The presence of water on the moon is no news. NASA's lunar orbiters found evidence of the life-giving liquid inside the moon's permanently shadowed polar craters already in the 1990s. In the 2000s, a reanalysis of samples from the manned Apollo missions of the late 1960s and 1970s detected hydrogen in the lunar soil. And the recently retired infrared telescope SOFIA confirmed in 2020 that water is present on the moon, even outside the dark craters. The origin and behavior of this lunar water is, however, still somewhat unclear.
However, the glass beads found in the 61.1 ounces (1,731 grams) of lunar regolith brought to our planet by Chang’e-5 in December 2020 might provide the missing piece in this puzzle.
Billions of years ago, the moon was likely perfectly dry, scientists think.

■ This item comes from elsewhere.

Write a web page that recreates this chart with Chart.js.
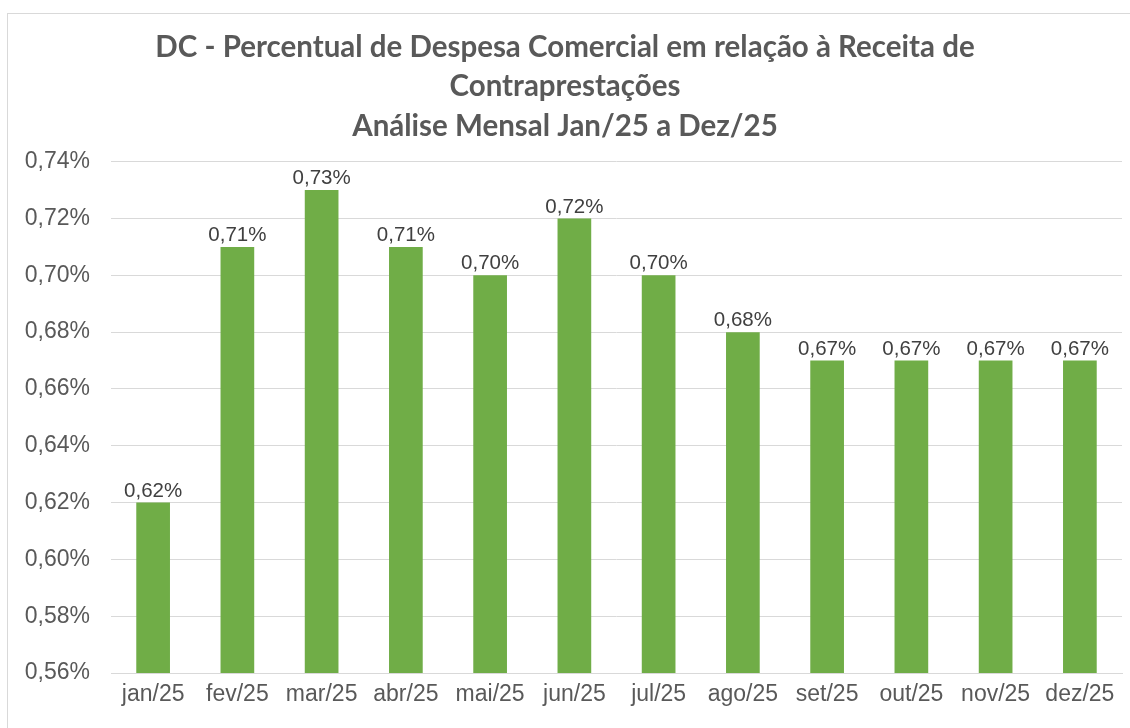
<!DOCTYPE html>
<html>
<head>
<meta charset="utf-8">
<script src="https://cdn.jsdelivr.net/npm/chart.js@4"></script>
<style>
  body { margin: 0; background: #fff; }
  #box { position: absolute; left: 7px; top: 13px; width: 1122px; height: 720px; border: 1px solid #d9d9d9; }
</style>
</head>
<body>
<div id="box"><canvas id="dataChartCanvas" width="1122" height="720"></canvas></div>
<script>
const monthLabels = ["jan/25","fev/25","mar/25","abr/25","mai/25","jun/25","jul/25","ago/25","set/25","out/25","nov/25","dez/25"];
const despesaValues = [0.62, 0.71, 0.73, 0.71, 0.70, 0.72, 0.70, 0.68, 0.67, 0.67, 0.67, 0.67];
const titleLines = ["DC - Percentual de Despesa Comercial em relação à Receita de", "Contraprestações", "Análise Mensal Jan/25 a Dez/25"];

function formatPct(v){
  return v.toFixed(2).replace(".", ",") + "%";
}

// draws the value above each bar, like excel data labels
const barValueLabels = {
  id: "barValueLabels",
  afterDatasetsDraw(chart){
    const ctx = chart.ctx;
    const meta = chart.getDatasetMeta(0);
    ctx.save();
    ctx.font = "20.5px 'Liberation Sans', Arial, sans-serif";
    ctx.fillStyle = "#404040";
    ctx.textAlign = "center";
    ctx.textBaseline = "alphabetic";
    meta.data.forEach((bar, i) => {
      ctx.fillText(formatPct(despesaValues[i]), bar.x, bar.y - 6);
    });
    ctx.restore();
  }
};

new Chart("dataChartCanvas", {
  type: "bar",
  data: {
    labels: monthLabels,
    datasets: [{
      data: despesaValues,
      backgroundColor: "#70ad47",
      borderWidth: 0,
      barPercentage: 0.4,
      categoryPercentage: 1.0
    }]
  },
  options: {
    responsive: false,
    animation: false,
    layout: { padding: { left: 0, right: 8, top: 0, bottom: 0 } },
    plugins: {
      legend: { display: false },
      tooltip: { enabled: false },
      title: {
        display: true,
        text: titleLines,
        color: "#595959",
        font: { family: "Lato, 'Open Sans', sans-serif", size: 29.5, weight: "bold", lineHeight: 1.33 },
        padding: { top: 14, bottom: 16 }
      }
    },
    scales: {
      x: {
        grid: { display: false, drawTicks: false },
        border: { color: "#d9d9d9" },
        ticks: {
          color: "#595959",
          font: { family: "'Liberation Sans', Arial, sans-serif", size: 23 },
          padding: 8,
          maxRotation: 0
        },
        afterFit(scale){ scale.height = 61; }
      },
      y: {
        min: 0.56,
        max: 0.74,
        grid: { color: "#d9d9d9", drawTicks: false },
        border: { display: false },
        ticks: {
          stepSize: 0.02,
          color: "#595959",
          font: { family: "'Liberation Sans', Arial, sans-serif", size: 23 },
          padding: 21,
          callback: v => formatPct(v)
        },
        afterFit(scale){ scale.width = 103; }
      }
    }
  },
  plugins: [barValueLabels]
});
</script>
</body>
</html>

But eons of battering by the solar wind, the stream of charged particles constantly emanating from the sun, led to the formation of water in the moon's surface layers. These reactions continue to take place even today as hydrogen atoms present in the solar wind bond with oxygen molecules in lunar regolith and form molecules of water. This is the input into the moon's water cycle. Scientists know today that some of this water evaporates when the moon's top layers get warmed up by sunshine. Then, during the lunar night, the surface gets rehydrated. The source of this rehydration, however, cannot be the solar wind as this process happens too quickly.
The new study suggests that the glass beads could serve as a hidden reservoir, from which water is readily released into the dried-out surface soil during the cool and dark lunar night.

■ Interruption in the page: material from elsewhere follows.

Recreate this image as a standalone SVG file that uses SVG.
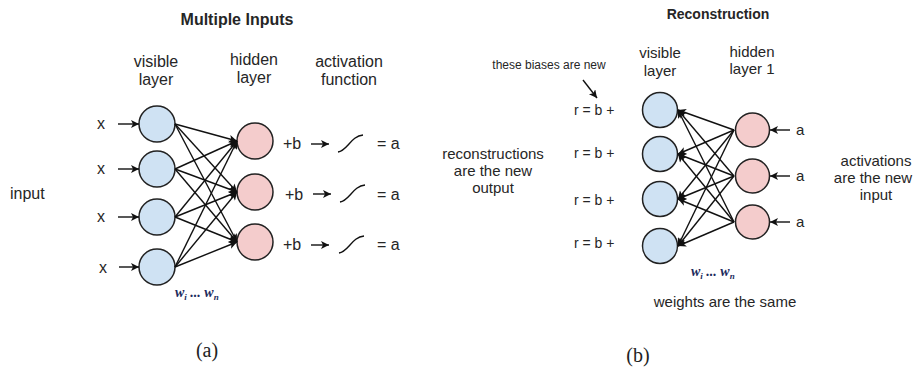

The new study found much more water locked in these beads than previously thought. On top of that, the analysis suggested that a substantial quantity of the liquid accumulates inside those beads within a few years and can be released even more rapidly.
The researchers estimate that up to 600 trillion pounds (270 trillion kilograms) of water may be trapped in the top 40 feet (12 meters) of the lunar surface. The chemical composition of the water in the beads is consistent with the type produced from the interaction with solar wind, as it contains isotopes of hydrogen present in the sun.
"These findings indicate that the impact glasses on the surface of the moon and other airless bodies in the solar system are capable of storing solar wind-derived water and releasing it into space," Hu Sen, a scientist at the Institute of Geology and Geophysics of the Chinese Academy of Sciences and co-author of the paper, said in a statement.
The researchers think the glass beads may serve as a convenient resource for water extraction for future human crews but also for the manufacturing of rocket fuel on the surface of the moon for missions to more distant destinations.
The study was published in the journal Nature Geoscience on March 27.